- Problem to solve:
Starting at the line that contains "Recreate this image" and stopping after the line that contains "(0,0) rectangle (1201,1031);", copy the lines exactly. Pictures are left out.

- Data for the task:
-- start --
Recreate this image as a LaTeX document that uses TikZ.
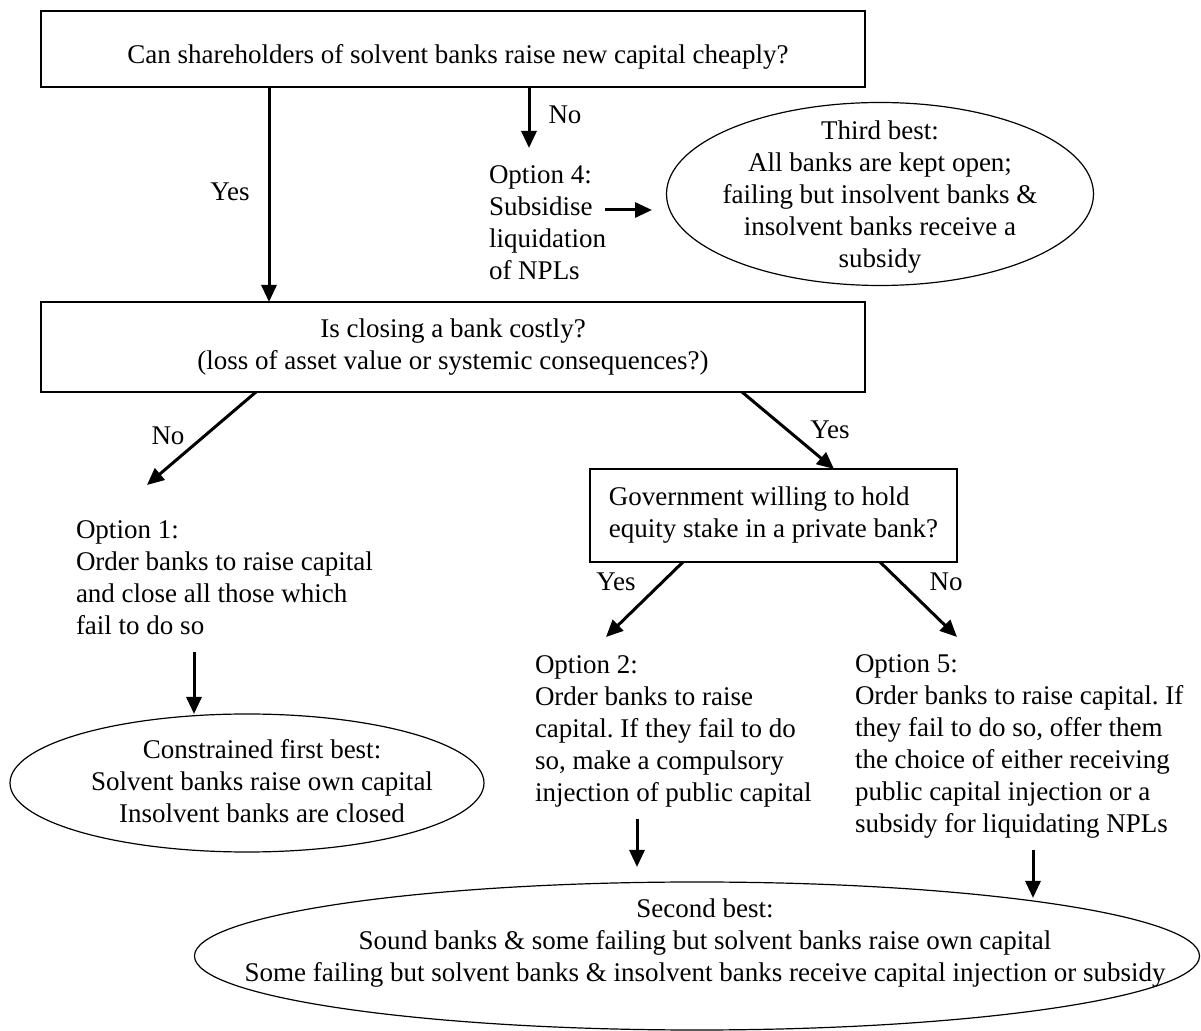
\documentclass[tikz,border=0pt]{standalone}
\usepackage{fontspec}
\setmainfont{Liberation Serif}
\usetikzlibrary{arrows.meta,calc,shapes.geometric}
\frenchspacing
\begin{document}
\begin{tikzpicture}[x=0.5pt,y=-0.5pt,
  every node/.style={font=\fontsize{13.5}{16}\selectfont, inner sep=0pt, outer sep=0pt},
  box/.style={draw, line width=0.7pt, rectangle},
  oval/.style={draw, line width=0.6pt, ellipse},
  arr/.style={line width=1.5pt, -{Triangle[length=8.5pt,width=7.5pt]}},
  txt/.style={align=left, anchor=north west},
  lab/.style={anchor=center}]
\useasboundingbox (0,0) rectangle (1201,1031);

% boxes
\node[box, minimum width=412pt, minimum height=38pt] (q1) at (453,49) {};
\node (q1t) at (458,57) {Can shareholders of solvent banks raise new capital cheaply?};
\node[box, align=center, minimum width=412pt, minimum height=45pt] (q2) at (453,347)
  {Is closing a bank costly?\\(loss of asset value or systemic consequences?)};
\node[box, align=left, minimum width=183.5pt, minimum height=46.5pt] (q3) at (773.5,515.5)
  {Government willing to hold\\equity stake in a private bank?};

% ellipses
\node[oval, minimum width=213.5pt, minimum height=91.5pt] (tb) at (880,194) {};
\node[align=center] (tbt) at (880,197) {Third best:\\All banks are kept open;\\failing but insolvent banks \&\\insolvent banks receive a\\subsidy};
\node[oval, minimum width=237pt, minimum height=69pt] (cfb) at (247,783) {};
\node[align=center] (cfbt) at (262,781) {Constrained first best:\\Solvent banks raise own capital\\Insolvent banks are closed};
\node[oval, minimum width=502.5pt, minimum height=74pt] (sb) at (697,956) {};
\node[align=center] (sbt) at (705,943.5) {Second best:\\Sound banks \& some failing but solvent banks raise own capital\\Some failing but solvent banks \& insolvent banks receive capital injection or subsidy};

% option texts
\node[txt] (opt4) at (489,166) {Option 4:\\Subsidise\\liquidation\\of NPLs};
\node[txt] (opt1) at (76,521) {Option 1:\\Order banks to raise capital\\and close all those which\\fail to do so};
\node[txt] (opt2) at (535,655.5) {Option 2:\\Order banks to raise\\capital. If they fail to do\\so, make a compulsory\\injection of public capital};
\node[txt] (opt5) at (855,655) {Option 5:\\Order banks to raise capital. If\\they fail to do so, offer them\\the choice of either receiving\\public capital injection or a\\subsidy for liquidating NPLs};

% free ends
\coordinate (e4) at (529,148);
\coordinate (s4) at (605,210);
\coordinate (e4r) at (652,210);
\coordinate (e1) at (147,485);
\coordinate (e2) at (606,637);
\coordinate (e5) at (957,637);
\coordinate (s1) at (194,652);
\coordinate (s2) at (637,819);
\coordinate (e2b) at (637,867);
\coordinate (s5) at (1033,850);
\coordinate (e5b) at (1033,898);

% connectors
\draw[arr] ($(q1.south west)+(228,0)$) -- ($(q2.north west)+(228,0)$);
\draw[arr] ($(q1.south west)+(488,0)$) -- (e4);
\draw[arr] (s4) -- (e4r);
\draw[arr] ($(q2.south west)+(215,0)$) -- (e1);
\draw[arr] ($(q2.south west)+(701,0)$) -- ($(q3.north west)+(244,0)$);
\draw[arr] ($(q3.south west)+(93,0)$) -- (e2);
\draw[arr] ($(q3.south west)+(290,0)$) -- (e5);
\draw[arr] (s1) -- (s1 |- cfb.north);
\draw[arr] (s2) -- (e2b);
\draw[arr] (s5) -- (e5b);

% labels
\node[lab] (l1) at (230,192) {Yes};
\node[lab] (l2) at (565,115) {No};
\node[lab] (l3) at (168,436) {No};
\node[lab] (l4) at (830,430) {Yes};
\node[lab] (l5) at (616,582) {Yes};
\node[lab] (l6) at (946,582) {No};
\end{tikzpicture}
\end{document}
-- end --
-- start --
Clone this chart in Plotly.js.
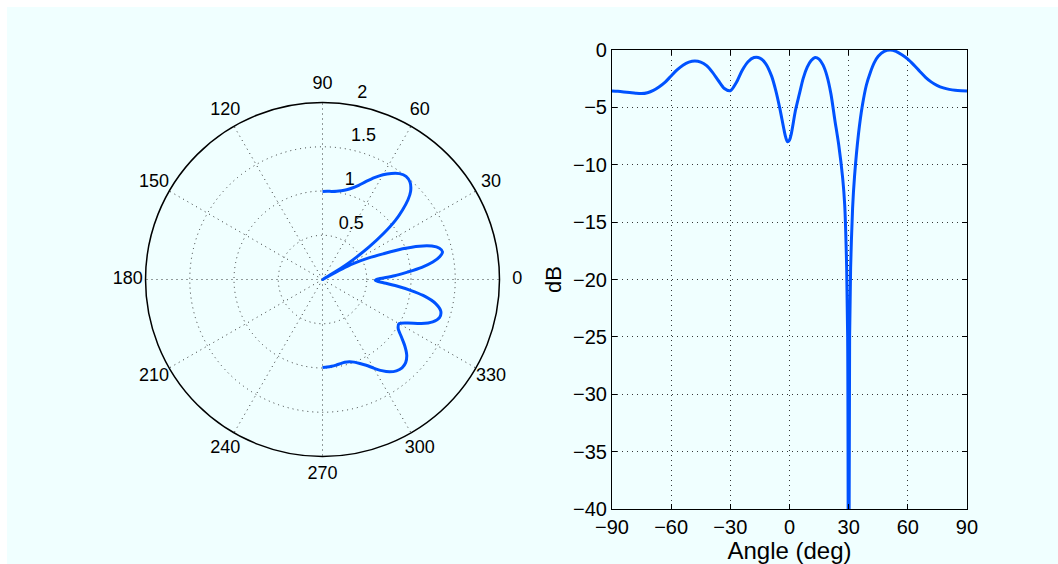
-- end --
-- start --
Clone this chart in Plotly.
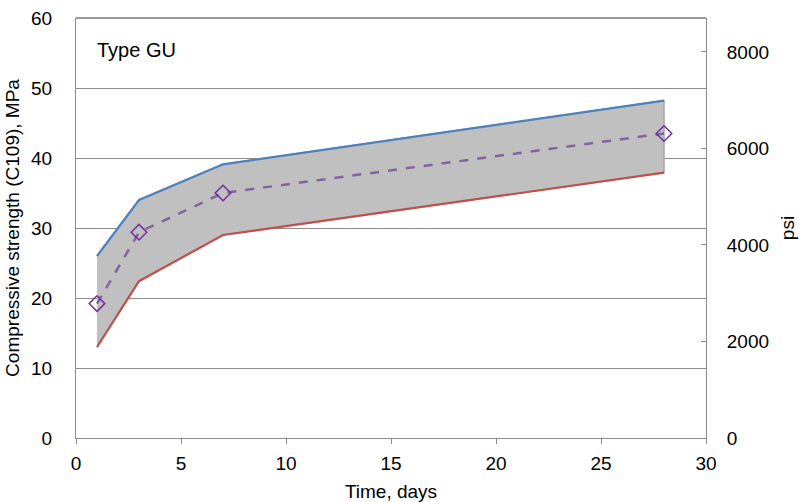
-- end --
- The output:
Recreate this image as a LaTeX document that uses TikZ.
\documentclass[tikz,border=0pt]{standalone}
\usepackage{fontspec}
\setmainfont{Liberation Serif}
\usetikzlibrary{arrows.meta,calc,shapes.geometric}
\frenchspacing
\begin{document}
\begin{tikzpicture}[x=0.5pt,y=-0.5pt,
  every node/.style={font=\fontsize{13.5}{16}\selectfont, inner sep=0pt, outer sep=0pt},
  box/.style={draw, line width=0.7pt, rectangle},
  oval/.style={draw, line width=0.6pt, ellipse},
  arr/.style={line width=1.5pt, -{Triangle[length=8.5pt,width=7.5pt]}},
  txt/.style={align=left, anchor=north west},
  lab/.style={anchor=center}]
\useasboundingbox (0,0) rectangle (1201,1031);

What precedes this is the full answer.